= Material provided =
[Begin]

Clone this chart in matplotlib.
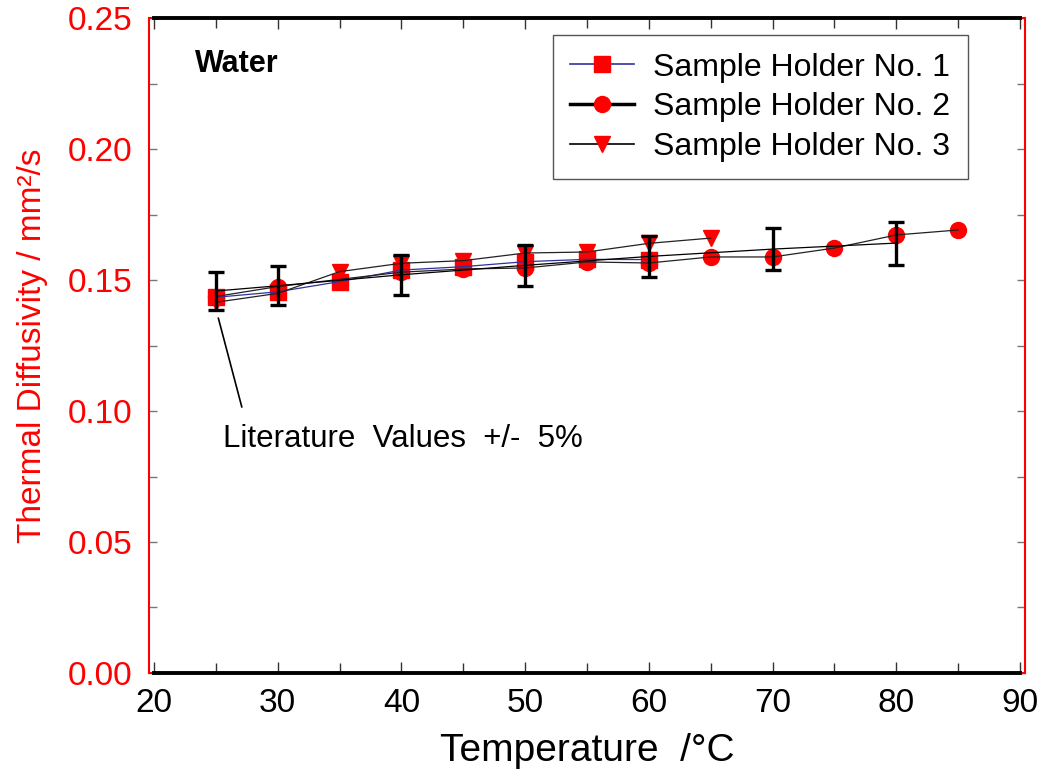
import numpy as np
import matplotlib.pyplot as plt
from matplotlib.lines import Line2D

plt.rcParams['font.family'] = ['Liberation Sans', 'DejaVu Sans']

# data
t1 = [25, 30, 35, 40, 45, 50, 55, 60]
d1 = [0.1434, 0.1455, 0.1494, 0.1538, 0.1551, 0.1570, 0.1579, 0.1578]

t2 = [25, 30, 40, 45, 50, 55, 60, 65, 70, 75, 80, 85]
d2 = [0.1437, 0.1475, 0.1530, 0.1542, 0.1546, 0.1569, 0.1565, 0.1588, 0.1588, 0.1622, 0.1672, 0.1691]

t3 = [25, 30, 35, 40, 45, 50, 55, 60, 65]
d3 = [0.1415, 0.1449, 0.1532, 0.1564, 0.1574, 0.1603, 0.1607, 0.1640, 0.1660]

t_lit = [25, 30, 40, 50, 60, 70, 80]
d_lit = [0.1458, 0.1478, 0.1520, 0.1556, 0.1590, 0.1618, 0.1641]
lit_err = 0.05

labels = ['Sample Holder No. 1', 'Sample Holder No. 2', 'Sample Holder No. 3']

fig = plt.figure(figsize=(10.4, 7.74), dpi=100)
ax = fig.add_axes([0.1433, 0.1305, 0.8423, 0.8462])

red = '#ff0000'
ms = 11.5

# markers under the lines
ax.plot(t1, d1, ls='none', marker='s', ms=ms, color=red, mec=red, zorder=2)
ax.plot(t2, d2, ls='none', marker='o', ms=ms, color=red, mec=red, zorder=2)
ax.plot(t3, d3, ls='none', marker='v', ms=ms, color=red, mec=red, zorder=2)

ax.plot(t1, d1, color='#3030a0', lw=0.9, zorder=3)
ax.plot(t2, d2, color='#222222', lw=0.9, zorder=3)
ax.plot(t3, d3, color='#222222', lw=0.9, zorder=3)
ax.plot(t_lit, d_lit, color='black', lw=0.9, zorder=3)

lit = np.array(d_lit)
ax.errorbar(t_lit, lit, yerr=lit * lit_err, fmt='none', ecolor='black',
            elinewidth=2.4, capsize=6, capthick=2.4, zorder=4)

ax.set_xlim(19.6, 90.4)
ax.set_ylim(0, 0.25)
ax.set_xticks(np.arange(20, 91, 10))
ax.set_xticks(np.arange(20, 91, 5), minor=True)
ax.set_yticks(np.arange(0, 0.26, 0.05))
ax.set_yticks(np.arange(0, 0.26, 0.025), minor=True)
ax.set_yticklabels(['%.2f' % v for v in np.arange(0, 0.26, 0.05)])

ax.tick_params(axis='x', which='both', direction='in', top=True, colors='#333333',
               labelcolor='black', labelsize=24, pad=11)
ax.tick_params(axis='x', which='major', length=8, width=1)
ax.tick_params(axis='x', which='minor', length=7, width=1)
ax.tick_params(axis='y', which='both', direction='in', right=True, colors='#777777',
               labelcolor=red, labelsize=24, pad=12)
ax.tick_params(axis='y', which='major', length=6, width=1)
ax.tick_params(axis='y', which='minor', length=6, width=1)

for s in ax.spines.values():
    s.set_color(red)
    s.set_linewidth(1.5)

# black x-axis lines from 20 to 90
ax.plot([20, 90], [0, 0], color='black', lw=2.8, clip_on=False, zorder=5)
ax.plot([20, 90], [0.25, 0.25], color='black', lw=2.8, clip_on=False, zorder=5)

ax.set_xlabel('Temperature  /°C', fontsize=28, labelpad=10)
ax.set_ylabel('Thermal Diffusivity / mm²/s', fontsize=24, color=red, labelpad=14)

ax.text(23.3, 0.2325, 'Water', fontsize=22, fontweight='bold', va='center', ha='left')

ax.annotate('', xy=(25.2, 0.1355), xytext=(27.1, 0.1015),
            arrowprops=dict(arrowstyle='-', color='black', lw=1.2, shrinkA=0, shrinkB=0))
ax.text(25.6, 0.0895, 'Literature  Values  +/-  5%', fontsize=22.5, va='center', ha='left')

handles = [
    Line2D([], [], color='#3030a0', lw=1.2, marker='s', ms=ms, mfc=red, mec=red),
    Line2D([], [], color='black', lw=2.5, marker='o', ms=ms, mfc=red, mec=red),
    Line2D([], [], color='black', lw=1.2, marker='v', ms=ms, mfc=red, mec=red),
]
leg = ax.legend(handles, labels, loc='upper right', bbox_to_anchor=(0.935, 0.974),
                borderaxespad=0, fontsize=23, frameon=True, fancybox=False,
                framealpha=1, edgecolor='#555555', handlelength=2.0,
                handletextpad=0.6, labelspacing=0.3, borderpad=0.55)
leg.get_frame().set_linewidth(1.0)

fig.savefig('out.png', dpi=100)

[End]

= Brief =
Without any pictures, reproduce the lines from the first one in the material through the line that has "ax = fig.add_axes([0.1433, 0.1305, 0.8423, 0.8462])", exactly as they appear.

= Solution below =
Clone this chart in matplotlib.
import numpy as np
import matplotlib.pyplot as plt
from matplotlib.lines import Line2D

plt.rcParams['font.family'] = ['Liberation Sans', 'DejaVu Sans']

# data
t1 = [25, 30, 35, 40, 45, 50, 55, 60]
d1 = [0.1434, 0.1455, 0.1494, 0.1538, 0.1551, 0.1570, 0.1579, 0.1578]

t2 = [25, 30, 40, 45, 50, 55, 60, 65, 70, 75, 80, 85]
d2 = [0.1437, 0.1475, 0.1530, 0.1542, 0.1546, 0.1569, 0.1565, 0.1588, 0.1588, 0.1622, 0.1672, 0.1691]

t3 = [25, 30, 35, 40, 45, 50, 55, 60, 65]
d3 = [0.1415, 0.1449, 0.1532, 0.1564, 0.1574, 0.1603, 0.1607, 0.1640, 0.1660]

t_lit = [25, 30, 40, 50, 60, 70, 80]
d_lit = [0.1458, 0.1478, 0.1520, 0.1556, 0.1590, 0.1618, 0.1641]
lit_err = 0.05

labels = ['Sample Holder No. 1', 'Sample Holder No. 2', 'Sample Holder No. 3']

fig = plt.figure(figsize=(10.4, 7.74), dpi=100)
ax = fig.add_axes([0.1433, 0.1305, 0.8423, 0.8462])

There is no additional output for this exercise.